After a tutorial and the advice about practicing tone, I’ve taken to an H grade pencil and a piece of conte. For this first exercise, I’ve made horizontal lines first then gone back and made vertical ones. The top two rows are H grade pencil and the bottom two, black conte. The texture of the paper comes through, which I like.
This one is just conte and capitalising on the support as a medium in its own right. The top is an attempt at a graded sweep across the page, and the middle a series of vertical sweeps which I’ve smudged horizontally (because conte just begs for that, in my eyes!) At the bottom, in recognition that tone isn’t confined to blocks, I tried the same variability of pressure with a couple of horizontal lines, and then one making circular motions. I’m beginning to notice how differently I hold the medium when I’m exerting different degrees of pressure. I already know I’ve a liking for ‘tickling’ a piece of work with medium on a brush that I hold right at the other end, twisting and turning it as I move it across the surface.

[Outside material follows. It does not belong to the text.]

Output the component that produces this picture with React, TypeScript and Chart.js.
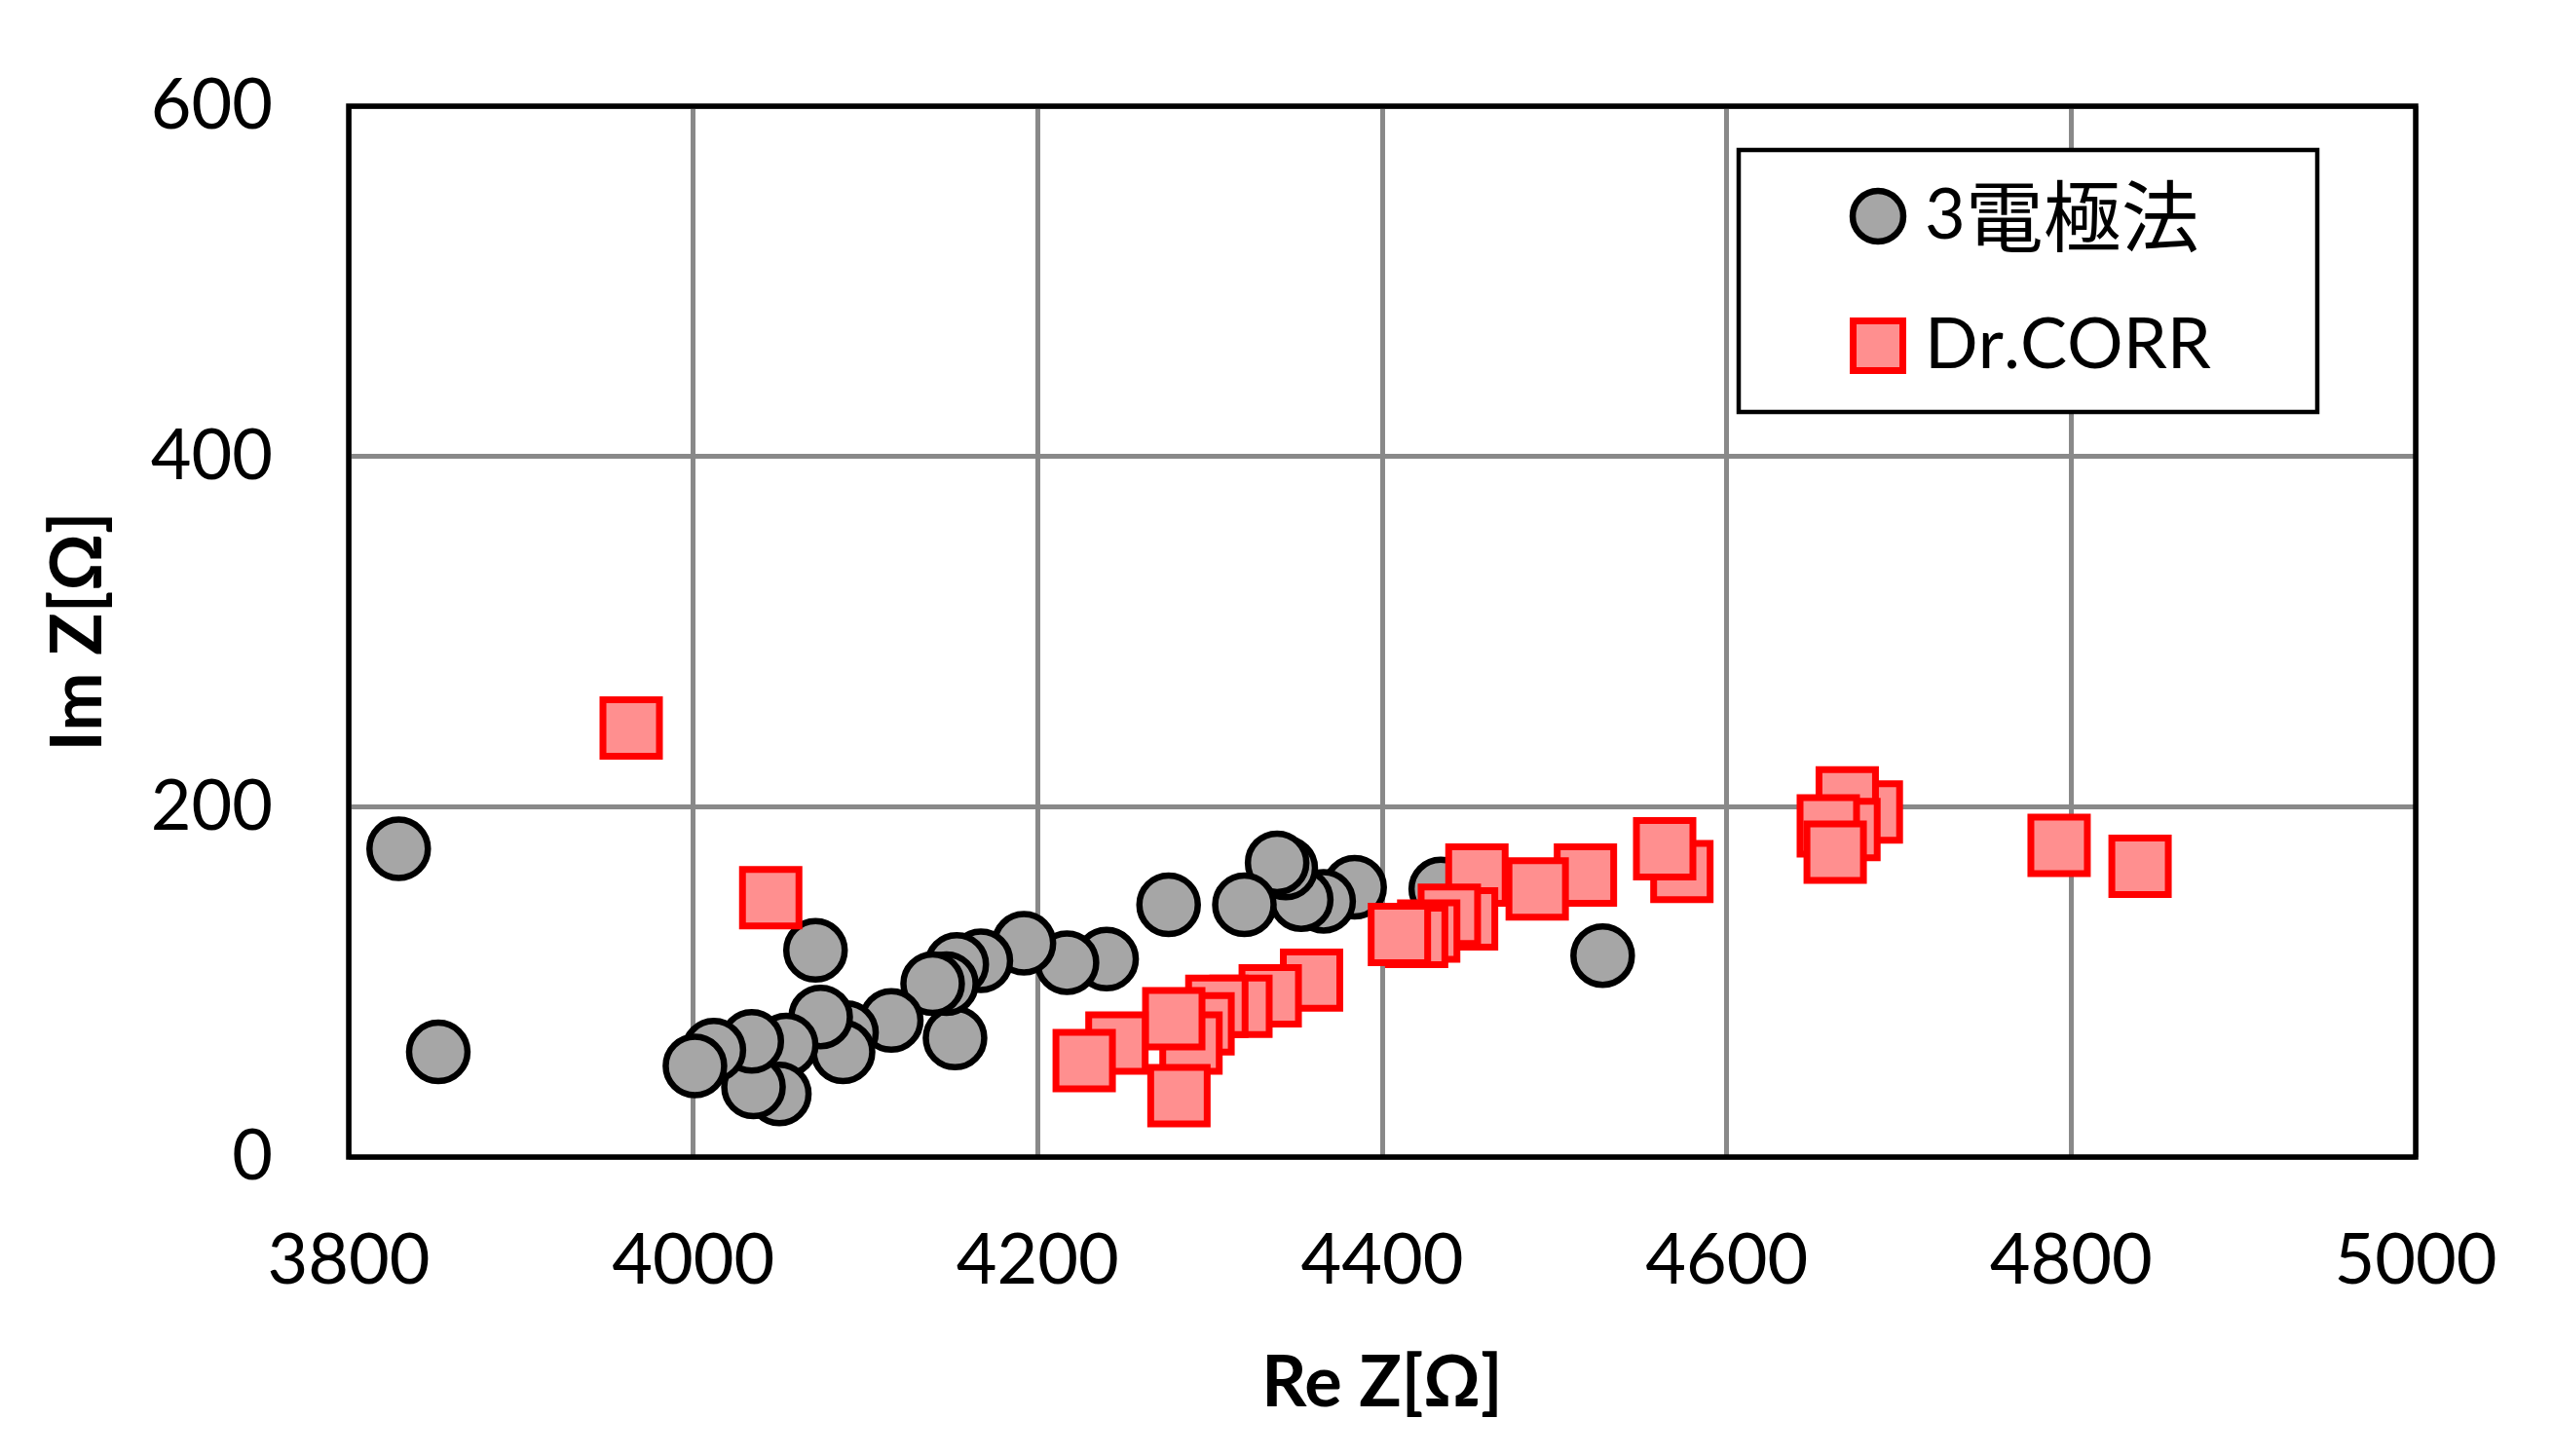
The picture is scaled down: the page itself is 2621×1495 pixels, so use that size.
import React, { useEffect, useRef } from "react";
import { Chart, registerables } from "chart.js";

Chart.register(...registerables);

// 3電極法 (circles)
const circleRe = [4528, 4434, 4384, 4366, 4353, 4344, 4339, 4320, 4276, 4240, 4217, 4192, 4167, 4153, 4152, 4147, 4139, 4115, 4089, 4087, 4074, 4071, 4054, 4050, 4035, 4034, 4012, 4001, 3852, 3829];
const circleIm = [115, 153, 154, 146, 147, 165, 168, 144, 144, 113, 111, 122, 112, 110, 68, 99, 99, 78, 71, 60, 80, 118, 64, 36, 40, 66, 61, 52, 60, 176];

// Dr.CORR (squares)
const squareRe = [4840, 4793, 4684, 4670, 4671, 4659, 4663, 4574, 4564, 4518, 4490, 4455, 4449, 4439, 4427, 4420, 4410, 4359, 4335, 4318, 4304, 4296, 4289, 4279, 4246, 4282, 4227, 4045, 3964];
const squareIm = [166, 178, 197, 205, 187, 189, 174, 163, 176, 161, 153, 161, 136, 138, 129, 126, 127, 101, 92, 86, 86, 76, 65, 79, 65, 35, 55, 148, 245];

const seriesNames = ["3電極法", "Dr.CORR"];
const xTicks = [3800, 4000, 4200, 4400, 4600, 4800, 5000];
const yTicks = [0, 200, 400, 600];
const xTitle = "Re Z[Ω]";
const yTitle = "Im Z[Ω]";

const FONT = "Lato, 'Noto Sans CJK JP', sans-serif";
const CJK_FONT = "'Noto Sans CJK JP', sans-serif";

const toPoints = (xs: number[], ys: number[]) => xs.map((x, i) => ({ x, y: ys[i] }));

export default function App() {
  const ref = useRef<HTMLCanvasElement | null>(null);

  useEffect(() => {
    if (!ref.current) return;

    const framePlugin = {
      id: "frame",
      beforeDatasetsDraw(chart: any) {
        const { ctx, chartArea: a } = chart;
        ctx.save();
        ctx.strokeStyle = "#000000";
        ctx.lineWidth = 5.5;
        ctx.strokeRect(a.left, a.top, a.right - a.left, a.bottom - a.top);
        ctx.restore();
      },
    };

    const legendPlugin = {
      id: "customLegend",
      afterDraw(chart: any) {
        const { ctx, chartArea: a } = chart;
        const w = 594;
        const h = 269;
        const bx = a.right - 101 - w;
        const by = a.top + 45;
        ctx.save();
        ctx.fillStyle = "#ffffff";
        ctx.fillRect(bx, by, w, h);
        ctx.strokeStyle = "#000000";
        ctx.lineWidth = 4.5;
        ctx.strokeRect(bx, by, w, h);
        const rows = [by + 68, by + 201];
        chart.data.datasets.forEach((ds: any, i: number) => {
          const cx = bx + 143;
          const cy = rows[i];
          ctx.fillStyle = ds.backgroundColor;
          ctx.strokeStyle = ds.borderColor;
          ctx.lineWidth = ds.borderWidth;
          ctx.beginPath();
          if (ds.pointStyle === "circle") {
            ctx.arc(cx, cy, 26, 0, Math.PI * 2);
          } else {
            ctx.rect(cx - 25.5, cy - 25.5, 51, 51);
          }
          ctx.fill();
          ctx.stroke();
          ctx.fillStyle = "#000000";
          ctx.textBaseline = "middle";
          ctx.textAlign = "left";
          let tx = bx + 191;
          for (const ch of String(ds.label)) {
            const isCJK = ch.charCodeAt(0) > 0x2e80;
            ctx.font = isCJK ? `80px ${CJK_FONT}` : `72px ${FONT}`;
            ctx.fillText(ch, tx, cy);
            tx += ctx.measureText(ch).width;
          }
        });
        ctx.restore();
      },
    };

    const chart = new Chart(ref.current, {
      type: "scatter",
      data: {
        datasets: [
          {
            label: seriesNames[0],
            data: toPoints(circleRe, circleIm),
            pointStyle: "circle",
            pointRadius: 30,
            pointHoverRadius: 30,
            backgroundColor: "#A6A6A6",
            borderColor: "#000000",
            borderWidth: 6.5,
            order: 2,
          },
          {
            label: seriesNames[1],
            data: toPoints(squareRe, squareIm),
            pointStyle: "rect",
            pointRadius: 41,
            pointHoverRadius: 41,
            backgroundColor: "#FF8F8F",
            borderColor: "#FF0000",
            borderWidth: 7,
            order: 1,
          },
        ],
      },
      options: {
        responsive: false,
        animation: false,
        layout: { autoPadding: false, padding: { top: 109, right: 141, bottom: 0, left: 0 } },
        plugins: {
          legend: { display: false },
          tooltip: { enabled: false },
        },
        scales: {
          x: {
            type: "linear",
            min: 3800,
            max: 5000,
            afterBuildTicks: (s: any) => {
              s.ticks = xTicks.map((v) => ({ value: v }));
            },
            afterFit: (s: any) => {
              s.height = 307;
            },
            ticks: {
              autoSkip: false,
              maxRotation: 0,
              padding: 0,
              color: "#000000",
              font: { family: FONT, size: 72 },
              callback: (v: any) => String(v),
            },
            grid: {
              color: "#898989",
              lineWidth: 5,
              drawTicks: true,
              tickLength: 64,
              tickColor: "rgba(0,0,0,0)",
            },
            border: { display: false },
            title: {
              display: true,
              text: xTitle,
              color: "#000000",
              font: { family: FONT, size: 72, weight: "bold" },
              padding: { top: 0, bottom: 31 },
            },
          },
          y: {
            type: "linear",
            min: 0,
            max: 600,
            afterBuildTicks: (s: any) => {
              s.ticks = yTicks.map((v) => ({ value: v }));
            },
            afterFit: (s: any) => {
              s.width = 358;
            },
            ticks: {
              padding: 0,
              color: "#000000",
              font: { family: FONT, size: 72 },
              callback: (v: any) => String(v),
            },
            grid: {
              color: "#898989",
              lineWidth: 5,
              drawTicks: true,
              tickLength: 78,
              tickColor: "rgba(0,0,0,0)",
            },
            border: { display: false },
            title: {
              display: true,
              text: yTitle,
              color: "#000000",
              font: { family: FONT, size: 72, weight: "bold" },
              padding: { top: 38, bottom: 0 },
            },
          },
        },
      },
      plugins: [framePlugin, legendPlugin],
    });

    return () => chart.destroy();
  }, []);

  return (
    <div style={{ position: "fixed", left: 0, top: 0, width: 2621, height: 1495, background: "#ffffff" }}>
      <canvas ref={ref} width={2621} height={1495} style={{ display: "block" }} />
    </div>
  );
}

This feels similar.
I’ve also been looking at the way Giorgio Morandi treats his subject matter (and will I ever be able to extract his name from the very similar Giorgio Moroder, ‘Father of Disco’ or even George Monbiot, the British activist. Good company though, I’d say).
Morandi was a contemporary artist whose lifetime spanned two world wars. When I saw the date on the bottom image – 1946 – I wondered if his very calculated stillness and ice cream colours were a kind of reaction to the destructive turmoil of WWII. Maybe not, maybe it’s more to do with the prevalence of art deco buildings that followed one war and survived the next. As a child, I remember freezing my feet off in an outdoor lido in Scarborough that, to my memory, seemed to be art deco. Sea front shops and ice cream parlours also seemed to be built in that style and to me, Morandi’s colours have a look of ice cream. The images are very smooth, more tone than line, and very carefully arranged – not regimented but definitely ordered and still. There’s no chaos here, no movement, everything is in its place. Realistic but not photo realistic.